In March, Mr. Raniere was additionally charged with having a sexual relationship with two underage girls, including one who was said to be 15 years old when the abuse began.

Ms. Bronfman is the youngest daughter of Edgar Bronfman, the former chairman of Seagram Company who died in 2013. She had been one of Mr. Raniere’s most passionate followers.

A former champion equestrian, she joined Nxivm in the early 2000s and eventually became his legal enforcer, filing and financing lawsuits against his enemies, both real and perceived.

Kathy Russell heading to the courthouse in Brooklyn on Friday. Ms. Russell was Nxivm’s bookkeeper for more than a decade.

A prosecutor, Moira Penza, told the court on Friday that Ms. Bronfman had made a false statement to the government about an undocumented immigrant who provided “labor and service” for herself and Nxivm. Ms. Bronfman had also made it possible for Mr. Raniere to use a credit card belonging to someone who had died, Ms. Penza said.

Ms. Bronfman admitted to the court she had committed those crimes. In a barely audible voice, she told Judge Garaufis that she had been born into “immense privilege,” but had broken the law. Ms. Bronfman's plea agreement with the government calls for her to forfeit $6 million, Judge Garaufis said in court.

Ms. Russell was the group’s bookkeeper for more than a decade and was indicted on two counts of racketeering conspiracy last July.

She pleaded guilty to a single count of visa fraud, acknowledging to the court that in early 2014, she had made false statements in a document to the United States Consulate in Mexico to help a woman named Loreta Garza Davila obtain a visa.

“I’m very sorry for the trouble I have caused,” Ms. Russell told the judge, her voice breaking. “I compromised my own principles.”

Ms. Russell faces between six months and a year in prison under federal sentencing guidelines. She will be sentenced on July 31. Ms. Bronfman faces between 21 and 27 months in prison and will be sentenced on July 25.

Mr. Raniere has denied all the charges against him. “We are going to trial,” his lawyer, Marc Agnifilo, said on Friday. “We don’t believe Ms. Russell and Ms. Bronfman should have been charged, and we are happy they’re out of the case.”

Court papers have described Nxivm as a rigorously hierarchical organization in which Mr. Raniere, who was known as “Vanguard,” demanded obedience from followers. High-ranking members who answered to Mr. Raniere could be equally demanding of those below them.

In March, a co-founder of the group, Nancy Salzman, known as “Prefect,” pleaded guilty. Ms. Salzman, who founded Nxivm in the 1990s with Mr. Raniere, was charged with identity theft and altering records to influence the outcome of a lawsuit against the organization.

Earlier this month, Ms. Mack, an actress who had appeared on the television show “Smallville,” also pleaded guilty to racketeering and racketeering conspiracy charges.

Prosecutors described Ms.
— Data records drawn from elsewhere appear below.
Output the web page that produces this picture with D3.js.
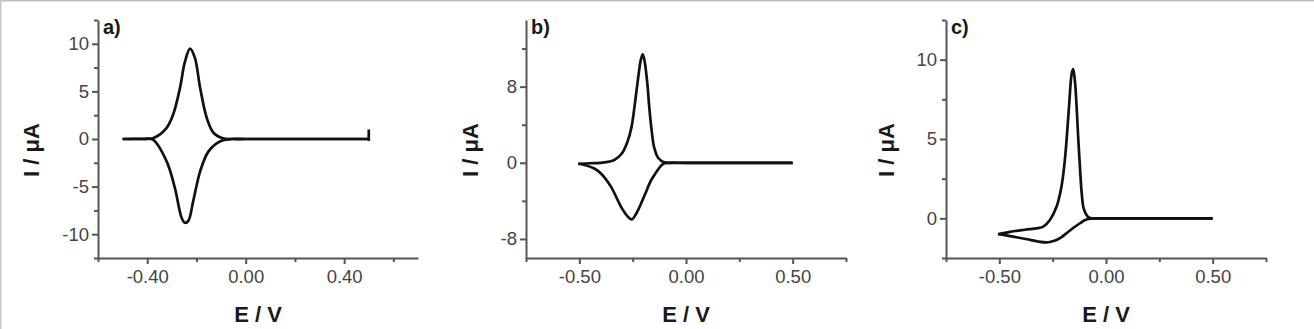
<!DOCTYPE html>
<html lang="en">
<head>
    <meta charset="UTF-8">
    <title>Cyclic voltammograms a) b) c)</title>
    <script src="https://d3js.org/d3.v7.min.js"></script>
    <style>
        body {
            margin: 0;
            background: #fff;
            font-family: 'Liberation Sans', Arial, sans-serif;
        }
        .axis path, .axis line {
            stroke: #555;
            stroke-width: 2;
        }
        .axis text {
            fill: #444;
            font-size: 18.5px;
            font-family: 'Liberation Sans', Arial, sans-serif;
        }
        .cv-line {
            fill: none;
            stroke: #111;
            stroke-width: 2.7;
        }
        .axis-title {
            font-size: 22px;
            font-weight: bold;
            fill: #1a1a1a;
        }
        .panel-label {
            font-size: 20px;
            font-weight: bold;
            fill: #1a1a1a;
        }
    </style>
</head>
<body>
    <div id="chart"></div>

    <script>
        // Data: [E (V), I (uA)]
        // a) forward scan (oxidation), then reverse scan
        const aForward = [
            [-0.50, 0], [-0.42, 0.02], [-0.377, 0.08], [-0.322, 1.15], [-0.295, 2.55],
            [-0.267, 5.35], [-0.247, 8.1], [-0.226, 9.5], [-0.206, 8.5], [-0.185, 5.35],
            [-0.158, 2.2], [-0.13, 0.63], [-0.089, 0.05], [-0.05, 0], [0.0, 0], [0.5, 0]
        ];
        const aReverse = [
            [0.5, 0], [0.0, 0], [-0.06, 0], [-0.103, -0.24], [-0.151, -1.3],
            [-0.185, -3.4], [-0.213, -6.5], [-0.233, -8.6], [-0.247, -8.8], [-0.26, -8.3],
            [-0.288, -5.1], [-0.322, -2.3], [-0.377, -0.07], [-0.42, 0], [-0.50, 0]
        ];
        // switching spike at the positive end of scan a)
        const aSwitch = [[0.5, -0.2], [0.5, 1.0]];

        // b)
        const bForward = [
            [-0.505, -0.1], [-0.45, -0.05], [-0.40, 0], [-0.336, 0.3], [-0.30, 1.0],
            [-0.273, 2.3], [-0.255, 3.8], [-0.242, 5.8], [-0.225, 8.8], [-0.212, 10.8],
            [-0.203, 11.4], [-0.195, 10.8], [-0.182, 8.5], [-0.172, 5.8], [-0.16, 3.2],
            [-0.149, 1.6], [-0.13, 0.5], [-0.102, 0.05], [-0.06, 0], [0.0, 0], [0.5, 0]
        ];
        const bReverse = [
            [0.5, 0], [0.0, 0], [-0.08, 0], [-0.10, -0.05], [-0.117, -0.3], [-0.14, -1.0],
            [-0.164, -1.85], [-0.19, -3.2], [-0.211, -4.3], [-0.235, -5.4], [-0.255, -5.95],
            [-0.275, -5.6], [-0.305, -4.6], [-0.352, -2.5], [-0.40, -1.1], [-0.43, -0.6],
            [-0.47, -0.25], [-0.505, -0.1]
        ];

        // c)
        const cForward = [
            [-0.506, -1.0], [-0.45, -0.85], [-0.38, -0.72], [-0.32, -0.62], [-0.294, -0.52],
            [-0.263, -0.1], [-0.232, 0.73], [-0.209, 1.98], [-0.195, 3.4], [-0.185, 4.9],
            [-0.172, 7.3], [-0.161, 9.1], [-0.154, 9.4], [-0.146, 8.7], [-0.138, 7.1],
            [-0.13, 5.0], [-0.122, 3.2], [-0.114, 1.6], [-0.106, 0.7], [-0.095, 0.3],
            [-0.083, 0.08], [-0.07, 0], [-0.03, 0], [0.0, 0], [0.5, 0]
        ];
        const cReverse = [
            [0.5, 0], [0.0, 0], [-0.05, 0], [-0.075, -0.02], [-0.10, -0.12], [-0.122, -0.31],
            [-0.153, -0.6], [-0.185, -0.94], [-0.21, -1.2], [-0.232, -1.36], [-0.255, -1.46],
            [-0.278, -1.52], [-0.32, -1.46], [-0.37, -1.32], [-0.42, -1.19], [-0.47, -1.07],
            [-0.506, -1.0]
        ];

        // Tick values
        const aXMajor = [-0.4, 0, 0.4];
        const aXMinor = [-0.6, -0.2, 0.2, 0.6];
        const aYMajor = [10, 5, 0, -5, -10];
        const aYMinor = [12.5, 7.5, 2.5, -2.5, -7.5, -12.5];

        const bXMajor = [-0.5, 0, 0.5];
        const bXMinor = [-0.75, -0.25, 0.25, 0.75];
        const bYMajor = [8, 0, -8];
        const bYMinor = [12, 4, -4];

        const cXMajor = [-0.5, 0, 0.5];
        const cXMinor = [-0.75, -0.25, 0.25, 0.75];
        const cYMajor = [10, 5, 0];
        const cYMinor = [12.5, 7.5, 2.5, -2.5];

        const panelLabels = ['a)', 'b)', 'c)'];
        const xTitle = 'E / V';
        const yTitle = 'I / \u03bcA';

        // Layout
        const W = 1314, H = 329;
        const panels = [
            { label: panelLabels[0], left: 98, right: 418, xDomain: [-0.6, 0.7], yDomain: [-12.5, 12.5],
              fwd: aForward, rev: aReverse, extra: aSwitch,
              xMajor: aXMajor, xMinor: aXMinor, yMajor: aYMajor, yMinor: aYMinor, yTitleX: 31 },
            { label: panelLabels[1], left: 526, right: 846, xDomain: [-0.75, 0.75], yDomain: [-10, 15],
              fwd: bForward, rev: bReverse, extra: null,
              xMajor: bXMajor, xMinor: bXMinor, yMajor: bYMajor, yMinor: bYMinor, yTitleX: 470 },
            { label: panelLabels[2], left: 946, right: 1266, xDomain: [-0.75, 0.75], yDomain: [-2.5, 12.5],
              fwd: cForward, rev: cReverse, extra: null,
              xMajor: cXMajor, xMinor: cXMinor, yMajor: cYMajor, yMinor: cYMinor, yTitleX: 886 }
        ];
        const plotTop = 20, plotBottom = 258;

        const svg = d3.select('#chart')
            .append('svg')
            .attr('width', W)
            .attr('height', H);

        // thin frame on top and left edges
        svg.append('line').attr('x1', 0).attr('x2', W).attr('y1', 0.75).attr('y2', 0.75)
            .attr('stroke', '#bdbdbd').attr('stroke-width', 1.5);
        svg.append('line').attr('x1', 0.75).attr('x2', 0.75).attr('y1', 0).attr('y2', H)
            .attr('stroke', '#c8c8c8').attr('stroke-width', 1.5);

        panels.forEach(p => {
            const x = d3.scaleLinear().domain(p.xDomain).range([p.left, p.right]);
            const y = d3.scaleLinear().domain(p.yDomain).range([plotBottom, plotTop]);

            // minor ticks first
            svg.append('g')
                .attr('class', 'axis')
                .attr('transform', `translate(0,${plotBottom})`)
                .call(d3.axisBottom(x).tickValues(p.xMinor).tickSize(4).tickSizeOuter(0).tickFormat(''))
                .call(g => g.select('.domain').remove());
            svg.append('g')
                .attr('class', 'axis')
                .attr('transform', `translate(${p.left},0)`)
                .call(d3.axisLeft(y).tickValues(p.yMinor).tickSize(4).tickSizeOuter(0).tickFormat(''))
                .call(g => g.select('.domain').remove());

            // major axes
            svg.append('g')
                .attr('class', 'axis')
                .attr('transform', `translate(0,${plotBottom})`)
                .call(d3.axisBottom(x).tickValues(p.xMajor).tickSize(6).tickSizeOuter(0).tickPadding(6)
                    .tickFormat(d => d.toFixed(2)));
            svg.append('g')
                .attr('class', 'axis')
                .attr('transform', `translate(${p.left},0)`)
                .call(d3.axisLeft(y).tickValues(p.yMajor).tickSize(6).tickSizeOuter(0).tickPadding(3)
                    .tickFormat(d => String(d)));

            // curves
            const line = d3.line()
                .x(d => x(d[0]))
                .y(d => y(d[1]))
                .curve(d3.curveCatmullRom.alpha(0.5));
            [p.fwd, p.rev].forEach(branch => {
                svg.append('path')
                    .datum(branch)
                    .attr('class', 'cv-line')
                    .attr('d', line);
            });
            if (p.extra) {
                svg.append('path')
                    .datum(p.extra)
                    .attr('class', 'cv-line')
                    .attr('d', d3.line().x(d => x(d[0])).y(d => y(d[1])));
            }

            // titles
            svg.append('text')
                .attr('class', 'axis-title')
                .attr('x', (p.left + p.right) / 2)
                .attr('y', 322)
                .attr('text-anchor', 'middle')
                .text(xTitle);
            svg.append('text')
                .attr('class', 'axis-title')
                .attr('transform', `translate(${p.yTitleX + 8},${150}) rotate(-90)`)
                .attr('text-anchor', 'middle')
                .text(yTitle);

            svg.append('text')
                .attr('class', 'panel-label')
                .attr('x', p.left + 5)
                .attr('y', 34)
                .text(p.label);
        });
    </script>
</body>
</html>
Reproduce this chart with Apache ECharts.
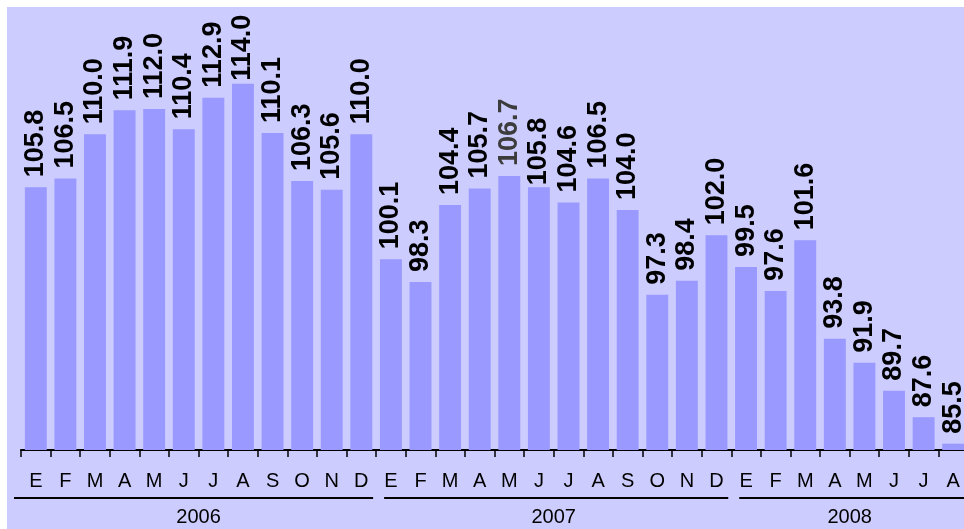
<!DOCTYPE html>
<html>
<head>
<meta charset="utf-8">
<title>Índice mensual 2006-2008</title>
<script src="https://cdn.jsdelivr.net/npm/echarts@6/dist/echarts.min.js"></script>
<style>
  html, body { margin: 0; padding: 0; background: #fff; }
  #chart { width: 964px; height: 529px; }
</style>
</head>
<body>
<div id="chart"></div>
<script>
  // data
  const months = ['E', 'F', 'M', 'A', 'M', 'J', 'J', 'A', 'S', 'O', 'N', 'D',
    'E', 'F', 'M', 'A', 'M', 'J', 'J', 'A', 'S', 'O', 'N', 'D',
    'E', 'F', 'M', 'A', 'M', 'J', 'J', 'A']
  const values = [105.8, 106.5, 110.0, 111.9, 112.0, 110.4, 112.9, 114.0, 110.1, 106.3, 105.6, 110.0,
    100.1, 98.3, 104.4, 105.7, 106.7, 105.8, 104.6, 106.5, 104.0, 97.3, 98.4, 102.0,
    99.5, 97.6, 101.6, 93.8, 91.9, 89.7, 87.6, 85.5]
  const years = ['2006', '2007', '2008']
  const yearCounts = [12, 12, 8]

  // year label sits in the middle of its months
  const yearAt = {}
  let start = 0
  years.forEach((y, i) => {
    yearAt[start + yearCounts[i] / 2] = y
    start += yearCounts[i]
  })

  const labelBase = {
    show: true,
    position: 'top',
    rotate: 90,
    align: 'left',
    verticalAlign: 'middle',
    distance: 10,
    fontSize: 27,
    fontWeight: 'bold',
    fontFamily: 'Liberation Sans, Arial, sans-serif',
    color: '#000',
    formatter: p => p.value.toFixed(1)
  }

  const barData = values.map((v, i) => {
    const item = { value: v }
    if (i === 7) item.label = { distance: 3 }        // 114.0 pushed down under the top edge
    if (i === 16) item.label = { color: '#3c3c3c' }  // 106.7 drawn greyish
    if (i === 17) item.label = { distance: 2 }
    return item
  })

  const chart = echarts.init(document.getElementById('chart'))
  const option = {
    animation: false,
    textStyle: { fontFamily: 'Liberation Sans, Arial, sans-serif' },
    graphic: [{
      type: 'rect',
      z: -10,
      silent: true,
      shape: { x: 7, y: 7, width: 957, height: 522 },
      style: { fill: '#ccccff' }
    }],
    grid: {
      left: 21,
      right: -4,
      top: 8,
      bottom: 79,
      outerBoundsMode: 'none'
    },
    xAxis: [{
      type: 'category',
      data: months,
      axisLine: { lineStyle: { color: '#000', width: 2 } },
      axisTick: { show: true, length: 7, lineStyle: { color: '#000', width: 1.5 } },
      axisLabel: { interval: 0, color: '#000', fontSize: 20, margin: 21 }
    }, {
      type: 'value',
      position: 'bottom',
      min: 0,
      max: months.length,
      interval: 1,
      offset: 47,
      axisLine: { show: false },
      axisTick: { show: false },
      splitLine: { show: false },
      axisLabel: {
        color: '#000',
        fontSize: 20,
        margin: 10,
        showMinLabel: true,
        showMaxLabel: true,
        formatter: v => yearAt[v] || ''
      }
    }],
    yAxis: {
      type: 'value',
      min: 85,
      max: 120,
      show: false
    },
    series: [{
      type: 'bar',
      xAxisIndex: 0,
      barWidth: '74%',
      itemStyle: { color: '#9999ff' },
      label: labelBase,
      data: barData
    }]
  }
  chart.setOption(option)

  // underline for each year, spanning its months
  const lines = []
  let s = 0
  years.forEach((y, i) => {
    const e = s + yearCounts[i]
    const x0 = chart.convertToPixel({ xAxisIndex: 1 }, s) + (i === 0 ? -7 : 8)
    const x1 = chart.convertToPixel({ xAxisIndex: 1 }, e) - 3
    lines.push({
      type: 'line',
      silent: true,
      shape: { x1: x0, y1: 498, x2: x1, y2: 498 },
      style: { stroke: '#000', lineWidth: 2 }
    })
    s = e
  })
  chart.setOption({ graphic: option.graphic.concat(lines) })
</script>
</body>
</html>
Mack as “a first-line master” in the group’s secret sorority, known as D.O.S., an acronym for a Latin phrase that roughly translates to “Lord/Master of the Obedient Female Companions.”

Prosecutors said that group was organized into circles of female “slaves,” who were led by “masters,” and was meant to groom sexual partners for Mr. Raniere. The women in D.O.S., prosecutors said, were required to give their recruiter, or “master,” naked photographs or other compromising material.

When Ms. Mack was arrested last year, officials said she had recruited women as “slaves” and had required them to have sex with Mr. Raniere.

But during her guilty plea, Ms. Mack did not say whether women were blackmailed into engaging in sexual acts with the group’s leader. She only acknowledged obtaining “labor and services” from two anonymous women cited in the indictment.

As part of a criminal complaint, an F.B.I. agent said Mr. Raniere had a “rotating group of fifteen to twenty women” with whom he maintained sexual relations. Those women were allowed to have sex only with him, the agent added.